The poll found 89 percent of those questioned support universal background checks for all gun sales, and 69 percent in favor of banning the sale of military-style semiautomatic assault weapons, which have been used in recent US mass shootings.

The poll also found 46 percent of gun owners in favor of banning semiautomatic assault weapons.

An assault weapons ban was introduced in the US Senate last week, but chances of it passing Congress are remote.

The survey also found that 68 percent support banning the sale of large-capacity ammunition magazines that can hold massive amounts of bullets as well as policies that would prohibit high-risk individuals from having guns, including juveniles convicted of serious crimes.

Researchers conducted a second survey focused on mental illness and found that 61 percent support increasing government spending on mental health treatment as a strategy to reduce gun violence.

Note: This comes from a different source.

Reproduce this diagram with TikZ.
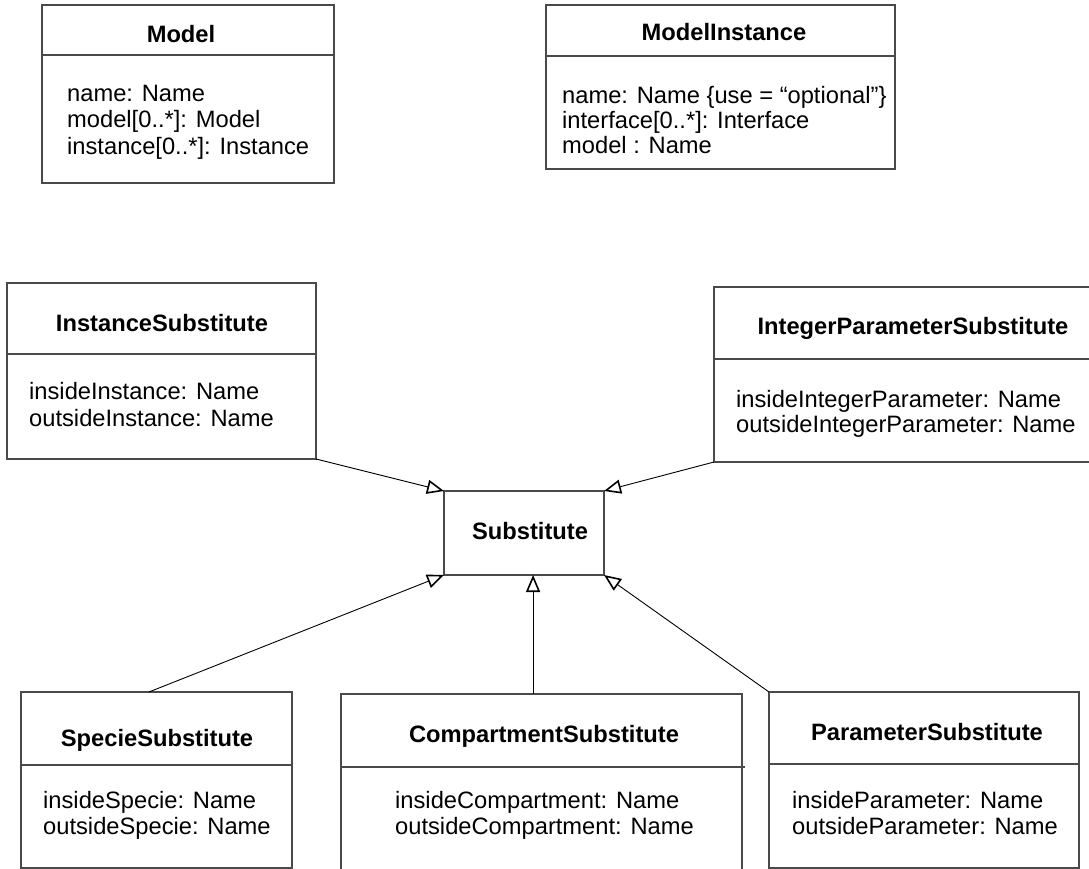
\documentclass[tikz,border=0pt]{standalone}
\usepackage{fontspec}
\setmainfont{Liberation Sans}
\usetikzlibrary{arrows.meta,calc}
\definecolor{boxgray}{HTML}{4A4A4A}
\tikzset{
  umlbox/.style={rectangle, inner sep=0pt, outer sep=0pt, anchor=north west},
  frame/.style={draw=boxgray, line width=1.3pt},
  classname/.style={font=\bfseries\fontsize{23.7}{27}\selectfont, anchor=base, inner sep=0pt},
  attr/.style={font=\fontsize{23.7}{27}\selectfont, anchor=base west, inner sep=0pt},
  inherit/.style={draw=black, line width=0.9pt,
    -{Triangle[open, length=17pt, width=14pt, line width=1.6pt]}},
}
\begin{document}
\begin{tikzpicture}[x=1pt,y=-1pt]
\useasboundingbox (0,0) rectangle (1089,869);

% ---- class frames ----
\node[umlbox, frame, minimum width=292pt, minimum height=178pt] (model) at (42,5) {};
\node[umlbox, frame, minimum width=349pt, minimum height=164pt] (mi) at (546,5) {};
\node[umlbox, frame, minimum width=309pt, minimum height=176pt] (inst) at (7,283) {};
\node[umlbox, minimum width=380pt, minimum height=175pt] (int) at (714,287) {};
\node[umlbox, frame, minimum width=160pt, minimum height=84pt] (sub) at (444,491) {};
\node[umlbox, frame, minimum width=271pt, minimum height=176pt] (spec) at (21,692) {};
\node[umlbox, minimum width=401pt, minimum height=180pt] (comp) at (341,694) {};
\node[umlbox, frame, minimum width=310pt, minimum height=176pt] (par) at (769,692) {};

% open-sided frames
\draw[frame] (int.north east) -- (int.north west) -- (int.south west) -- (int.south east);
\draw[frame] (comp.south west) -- (comp.north west) -- (comp.north east) -- (comp.south east);

% ---- compartment separators ----
\draw[frame] (model.west |- 0,55) -- (model.east |- 0,55);
\draw[frame] (mi.west |- 0,56) -- (mi.east |- 0,56);
\draw[frame] (inst.west |- 0,354) -- (inst.east |- 0,354);
\draw[frame] (int.west |- 0,359) -- (int.east |- 0,359);
\draw[frame] (spec.west |- 0,765) -- (spec.east |- 0,765);
\draw[frame] (comp.west |- 0,767) -- ($(comp.east |- 0,767)+(3,0)$);
\draw[frame] (par.west |- 0,764) -- (par.east |- 0,764);

% ---- class names ----
\node[classname] (model-t) at (181,43) {Model};
\node[classname] (mi-t) at (724,41) {ModelInstance};
\node[classname] (inst-t) at (162,331) {InstanceSubstitute};
\node[classname] (int-t) at (913,334) {IntegerParameterSubstitute};
\node[classname] (sub-t) at (530,539) {Substitute};
\node[classname] (spec-t) at (157,746) {SpecieSubstitute};
\node[classname] (comp-t) at (544,742) {CompartmentSubstitute};
\node[classname] (par-t) at (927,740) {ParameterSubstitute};

% ---- attributes ----
\node[attr] (model-a1) at (67,102) {name: Name};
\node[attr] (model-a2) at (67,128) {model[0..*]: Model};
\node[attr] (model-a3) at (67,155) {instance[0..*]: Instance};

\node[attr] (mi-a1) at (562,104) {name: Name \{use = “optional”\}};
\node[attr] (mi-a2) at (562,129) {interface[0..*]: Interface};
\node[attr] (mi-a3) at (562,154) {model : Name};

\node[attr] (inst-a1) at (29,399) {insideInstance: Name};
\node[attr] (inst-a2) at (29,426) {outsideInstance: Name};

\node[attr] (int-a1) at (736,407) {insideIntegerParameter: Name};
\node[attr] (int-a2) at (736,432) {outsideIntegerParameter: Name};

\node[attr] (spec-a1) at (43,808) {insideSpecie: Name};
\node[attr] (spec-a2) at (43,834) {outsideSpecie: Name};

\node[attr] (comp-a1) at (395,808) {insideCompartment: Name};
\node[attr] (comp-a2) at (395,834) {outsideCompartment: Name};

\node[attr] (par-a1) at (792,808) {insideParameter: Name};
\node[attr] (par-a2) at (792,834) {outsideParameter: Name};

% ---- generalisations ----
\draw[inherit] (inst.south east) -- (sub.north west);
\draw[inherit] (int.south west) -- (sub.north east);
\coordinate (spec-top) at ($(spec.north west)!0.472!(spec.north east)$);
\draw[inherit] (spec-top) -- (sub.south west);
\coordinate (comp-top) at ($(comp.north west)!0.479!(comp.north east)$);
\draw[inherit] (comp-top) -- (comp-top |- sub.south);
\draw[inherit] (par.north west) -- (sub.south east);
\end{tikzpicture}
\end{document}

“In light of our findings about Americans’ attitudes toward persons with mental illness, it is worth thinking carefully about how to implement effective gun-violence–prevention measures without exacerbating stigma or discouraging people from seeking treatment,” said Colleen Barry, lead study author and associate professor at the Johns Hopkins Bloomberg School of Public Health.

According to the Johns Hopkins researchers, gun violence in the US claims 31,000 lives each year and the “rate of firearms homicides in America is 20 times higher than it is in other economically advanced nations.”